The configuration example below shows the differences between a VXLAN configured for traditional bridge mode and one configured for VLAN-aware mode. The configurations use head end replication (HER) together with the VLAN-aware bridge to map VLANs to VNIs.

See VXLAN Scale for information about the number of VXLANs you can configure simultaneously.

...
auto lo
iface lo inet loopback
    address 10.35.0.10/32

auto bridge
iface bridge
    bridge-ports uplink
    bridge-pvid 1
    bridge-vids 1-100
    bridge-vlan-aware yes
auto vni-10000
iface vni-10000
    alias CUSTOMER X VLAN 10
    bridge-access 10
    vxlan-id 10000
    vxlan-local-tunnelip 10.35.0.10
    vxlan-remoteip 10.35.0.34
...

Configure a Static MAC Address Entry

You can add a static MAC address entry to the layer 2 table for an interface within the VLAN-aware bridge by running a command similar to the following:

cumulus@switch:~$ sudo bridge fdb add 12:34:56:12:34:56 dev swp1 vlan 150 master static
cumulus@switch:~$ sudo bridge fdb show
44:38:39:00:00:7c dev swp1 master bridge permanent
12:34:56:12:34:56 dev swp1 vlan 150 master bridge static
44:38:39:00:00:7c dev swp1 self permanent
12:12:12:12:12:12 dev swp1 self permanent
12:34:12:34:12:34 dev swp1 self permanent
12:34:56:12:34:56 dev swp1 self permanent
12:34:12:34:12:34 dev bridge master bridge permanent
44:38:39:00:00:7c dev bridge vlan 500 master bridge permanent
12:12:12:12:12:12 dev bridge master bridge permanent

Considerations

Spanning Tree Protocol (STP)

  • Because STP is enabled on a per-bridge basis, VLAN-aware mode supports a single instance of STP across all VLANs.

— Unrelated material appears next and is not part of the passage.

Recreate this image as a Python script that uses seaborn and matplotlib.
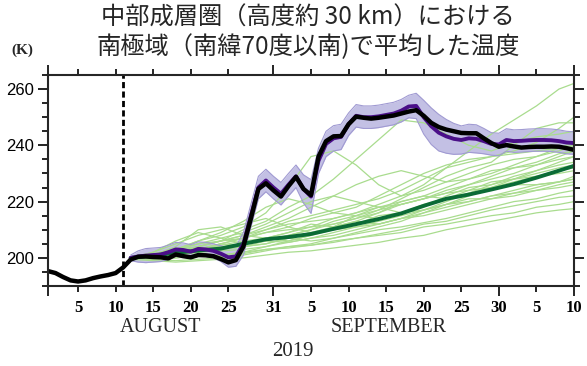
import numpy as np
import pandas as pd
import matplotlib
matplotlib.use("Agg")
import matplotlib.pyplot as plt
import matplotlib.transforms as mtransforms
import seaborn as sns

# days since 1 August 2019
obs_days = list(range(0, 71))
obs_temp = [195.3, 194.6, 193.2, 192.0, 191.6, 192.0, 192.8, 193.4, 193.9, 194.6,
            196.6, 199.4, 200.4, 200.5, 200.3, 200.2, 199.8, 201.2, 200.6, 200.2,
            201.0, 200.9, 200.6, 199.6, 198.4, 199.2, 204.0, 214.0, 224.5, 226.5,
            224.0, 221.8, 225.5, 228.8, 224.5, 222.3, 236.0, 241.5, 243.2, 243.3,
            247.5, 250.2, 249.8, 249.5, 249.8, 250.2, 250.6, 251.3, 252.0, 252.5,
            250.5, 248.0, 246.5, 245.6, 245.0, 244.4, 244.3, 244.3, 242.5, 240.8,
            239.5, 240.1, 239.6, 239.2, 239.4, 239.5, 239.5, 239.6, 239.5, 239.0,
            238.4]

purple_days = list(range(11, 71))
purple_mean = [200.0, 200.5, 200.8, 201.0, 201.2, 202.0, 203.0, 202.8, 202.2, 203.2,
               203.0, 202.5, 201.5, 200.2, 200.5, 205.0, 215.0, 225.0, 227.5, 225.0,
               222.8, 226.0, 229.0, 224.5, 221.8, 234.5, 240.5, 242.5, 243.0, 247.5,
               250.5, 250.0, 250.0, 250.3, 250.8, 251.3, 252.3, 253.8, 254.0, 250.0,
               246.8, 244.5, 243.2, 242.3, 241.9, 242.5, 242.3, 241.5, 240.5, 240.3,
               241.9, 241.5, 241.6, 241.8, 241.9, 241.9, 241.8, 241.5, 241.0, 240.8]
purple_spread = [1.0, 2.0, 2.5, 2.5, 2.5, 2.5, 2.5, 2.5, 2.5, 2.5,
                 2.5, 2.5, 2.8, 3.5, 3.5, 4.0, 4.0, 4.0, 4.0, 4.0,
                 4.0, 4.0, 4.0, 5.0, 6.0, 4.5, 4.5, 4.5, 4.5, 4.0,
                 4.0, 4.0, 4.0, 4.0, 4.0, 4.0, 4.0, 4.0, 4.5, 6.0,
                 6.5, 6.5, 6.0, 5.5, 5.0, 5.0, 5.0, 4.5, 4.0, 4.0,
                 4.0, 4.0, 4.0, 4.0, 4.0, 4.0, 4.0, 4.0, 4.0, 4.0]

green_days = [11, 14, 17, 20, 23, 26, 29, 32, 35, 38, 41, 44, 47, 50, 53, 56, 59, 62, 65, 68, 70]
green_mean = [200.0, 200.8, 201.8, 202.6, 203.3, 205.0, 206.6, 207.4, 208.5, 210.3, 212.0,
              213.8, 215.8, 218.5, 221.0, 222.5, 224.3, 226.2, 228.5, 231.0, 232.7]

green_01 = [199.5, 199, 198.5, 199, 199.5, 200, 201, 202, 202.5, 203.5, 204.5, 205.5, 207, 208, 210, 211.5, 213, 214.5, 216, 217, 217.5]
green_02 = [200, 199.5, 200, 201, 200.5, 201.5, 203, 204, 204.5, 206, 207, 208.5, 210, 212, 213, 215, 217, 218.5, 220, 221.5, 222]
green_03 = [200, 201, 202, 203.5, 204, 205, 206, 205.5, 207, 209, 211, 212, 214, 216, 219, 220, 222, 224, 226, 227, 229]
green_04 = [200, 202, 205, 208, 210, 212, 214, 211, 209, 210, 212, 215, 216, 218, 222, 225, 226, 228, 230, 232, 233]
green_05 = [200, 201, 203, 206, 208, 211, 216, 225, 236, 238, 233, 226, 222, 224, 227, 230, 233, 235, 236, 238, 240]
green_06 = [200, 201, 202, 204, 206, 210, 213, 218, 222, 228, 235, 242, 249, 248, 244, 240, 238, 241, 243, 244, 245]
green_07 = [200, 200.5, 201, 202, 203, 205, 207, 209, 211, 214, 216, 219, 222, 226, 232, 238, 244, 249, 254, 260, 262]
green_08 = [200, 201.5, 203, 204, 206, 208, 210, 213, 215, 217, 219, 221, 224, 228, 232, 234, 236, 238, 241, 246, 250]
green_09 = [200, 200, 201, 202, 202.5, 203, 204, 205.5, 207, 208, 210, 212, 214, 215, 217, 219, 221, 223, 225, 227, 228]
green_10 = [200, 201, 202.5, 203, 205, 207, 209, 211, 214, 216, 218, 222, 226, 230, 233, 235, 236, 237, 238, 239, 240]
green_11 = [200, 200.5, 201.5, 202.5, 203, 204, 206, 208, 210, 212, 214, 216, 219, 221, 223, 224, 225, 228, 231, 234, 236]
green_12 = [200, 199.5, 199, 199.5, 200, 201, 202.5, 204, 205, 207, 208.5, 210, 211, 212.5, 214, 216, 218, 220, 221, 223, 224]
green_13 = [200, 201, 203, 205, 207, 209, 212, 216, 220, 222, 220, 218, 219, 221, 224, 226, 228, 230, 233, 236, 238]
green_14 = [200, 200.5, 201, 203, 204.5, 206, 207, 206, 208, 211, 215, 218, 216, 217, 219, 222, 225, 227, 229, 230, 231]
green_15 = [200, 202, 206, 209, 207, 205, 206, 208, 210, 213, 215, 214, 216, 219, 221, 223, 226, 229, 231, 233, 234]
green_16 = [200, 201, 204, 210, 211, 208, 207, 209, 212, 211, 213, 216, 220, 222, 221, 224, 227, 228, 229, 231, 232]
green_17 = [200, 200, 200.5, 201, 201, 202, 203, 203.5, 204.5, 205.5, 207, 208, 209, 211, 212, 213.5, 215, 216, 218, 219, 220]
green_18 = [200, 201, 202, 204, 206, 208, 211, 214, 218, 222, 226, 229, 231, 229, 227, 228, 230, 233, 236, 239, 241]
green_19 = [200, 200.5, 202, 203, 205, 204, 205, 207, 209, 211, 213, 212, 214, 217, 220, 223, 225, 226, 226, 227, 228]
green_20 = [200, 201, 203, 205, 206, 207, 209, 210, 211, 212, 214, 217, 221, 225, 229, 232, 234, 240, 246, 248, 248]
green_21 = [200, 200, 201, 202, 203, 204, 205, 207, 206, 207, 209, 211, 213, 216, 218, 220, 222, 223, 224, 226, 227]
green_22 = [200, 201, 202, 203, 205, 207, 210, 212, 213, 214, 216, 218, 220, 222, 225, 228, 231, 232, 233, 235, 236]
green_23 = [200, 199.5, 200, 200.5, 201, 202, 204, 206, 208, 210, 211, 213, 215, 217, 219, 221, 221, 222, 224, 225, 226]
green_24 = [200, 201, 203, 206, 209, 213, 218, 221, 219, 216, 215, 217, 219, 221, 223, 226, 229, 232, 234, 237, 238]
green_members = [green_01, green_02, green_03, green_04, green_05, green_06, green_07, green_08,
                 green_09, green_10, green_11, green_12, green_13, green_14, green_15, green_16,
                 green_17, green_18, green_19, green_20, green_21, green_22, green_23, green_24]

month_labels = ["AUGUST", "SEPTEMBER"]
month_pos = [15.0, 45.3]
year_label = "2019"
tick_days = [0, 4, 9, 14, 19, 24, 30, 35, 40, 45, 50, 55, 60, 65, 70]
tick_labels = ["", "5", "10", "15", "20", "25", "31", "5", "10", "15", "20", "25", "30", "5", "10"]
long_ticks = [0, 30, 60, 70]
forecast_start = 10

sns.set_style("ticks")
plt.rcParams["font.family"] = ["Noto Sans CJK JP", "DejaVu Sans"]

fig = plt.figure(figsize=(5.87, 3.66), dpi=100)
ax = fig.add_axes([48 / 587, 1 - 286 / 366, 526 / 587, 211 / 366])

lavender = "#a39ed6"
light_green = "#a9dc8e"

# green ensemble members
green_df = pd.DataFrame([
    {"day": d, "temp": t, "member": i}
    for i, mem in enumerate(green_members)
    for d, t in zip(green_days, mem)
])
sns.lineplot(data=green_df, x="day", y="temp", units="member", estimator=None,
             color=light_green, lw=0.9, ax=ax, legend=False)

# purple ensemble envelope
pm = np.array(purple_mean)
ps = np.array(purple_spread)
ax.fill_between(purple_days, pm - ps, pm + ps, color=lavender, alpha=0.65, lw=0)
ax.plot(purple_days, pm - ps, color="#a09ad2", lw=0.8)
ax.plot(purple_days, pm + ps, color="#a09ad2", lw=0.8)

sns.lineplot(x=green_days, y=green_mean, color="#0b6b36", lw=2.8, ax=ax)
sns.lineplot(x=purple_days, y=purple_mean, color="#4a0f88", lw=2.8, ax=ax)
sns.lineplot(x=obs_days, y=obs_temp, color="black", lw=3.2, ax=ax)

ax.axvline(forecast_start, color="black", lw=2.0, ls=(0, (2.2, 1.2)))

ax.set_xlim(0, 70)
ax.set_ylim(190, 265)
ax.set_xlabel("")
ax.set_ylabel("")

ax.set_xticks(tick_days)
ax.set_xticklabels(tick_labels, family="Liberation Serif", fontsize=12, weight="bold")
ax.set_yticks([200, 220, 240, 260])
ax.set_yticklabels(["200", "220", "240", "260"], family="Liberation Sans", fontsize=12)
ax.set_yticks(np.arange(190, 266, 5), minor=True)

for s in ax.spines.values():
    s.set_visible(True)
    s.set_linewidth(1.5)
ax.tick_params(which="both", direction="out", top=True, right=True, width=1.2, colors="black")
ax.tick_params(axis="y", which="major", length=7, pad=3)
ax.tick_params(axis="y", which="minor", length=4)
ax.tick_params(axis="x", which="major", length=4, pad=6)
for d, tk in zip(tick_days, ax.xaxis.get_major_ticks()):
    if d in long_ticks:
        tk.tick1line.set_markersize(7)
        tk.tick2line.set_markersize(7)

trans = mtransforms.blended_transform_factory(ax.transData, fig.transFigure)
for lab, pos in zip(month_labels, month_pos):
    ax.text(pos, 1 - 328 / 366, lab, transform=trans, ha="center", va="center",
            family="Liberation Serif", fontsize=14.5)
ax.text(32.6, 1 - 352 / 366, year_label, transform=trans, ha="center", va="center",
        family="Liberation Serif", fontsize=15)

fig.text(308 / 587, 1 - 18 / 366, "中部成層圏（高度約 30 km）における", ha="center", va="center",
         fontsize=17.5)
fig.text(308 / 587, 1 - 47 / 366, "南極域（南緯70度以南)で平均した温度", ha="center", va="center",
         fontsize=17.5)
fig.text(22 / 587, 1 - 50 / 366, "(K)", ha="center", va="center",
         family="Liberation Serif", fontsize=11, weight="bold")

fig.savefig("out.png", dpi=100)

A common practice when using a single STP instance for all VLANs is to define every VLAN on every switch in the spanning tree instance.
  • mstpd remains the user space protocol daemon.
  • Cumulus Linux supports Rapid Spanning Tree Protocol (RSTP).

IGMP Snooping

IGMP snooping and group membership are supported on a per-VLAN basis; however, the IGMP snooping configuration (including enable, disable, and mrouter ports) is defined on a per-bridge port basis.

VLAN Translation

A bridge in VLAN-aware mode cannot have VLAN translation enabled. Only traditional mode bridges can utilize VLAN translation.

Convert Bridges between Supported Modes

You cannot convert traditional mode bridges automatically to and from a VLAN-aware bridge. You must delete the original configuration and bring down all member switch ports before creating a new bridge.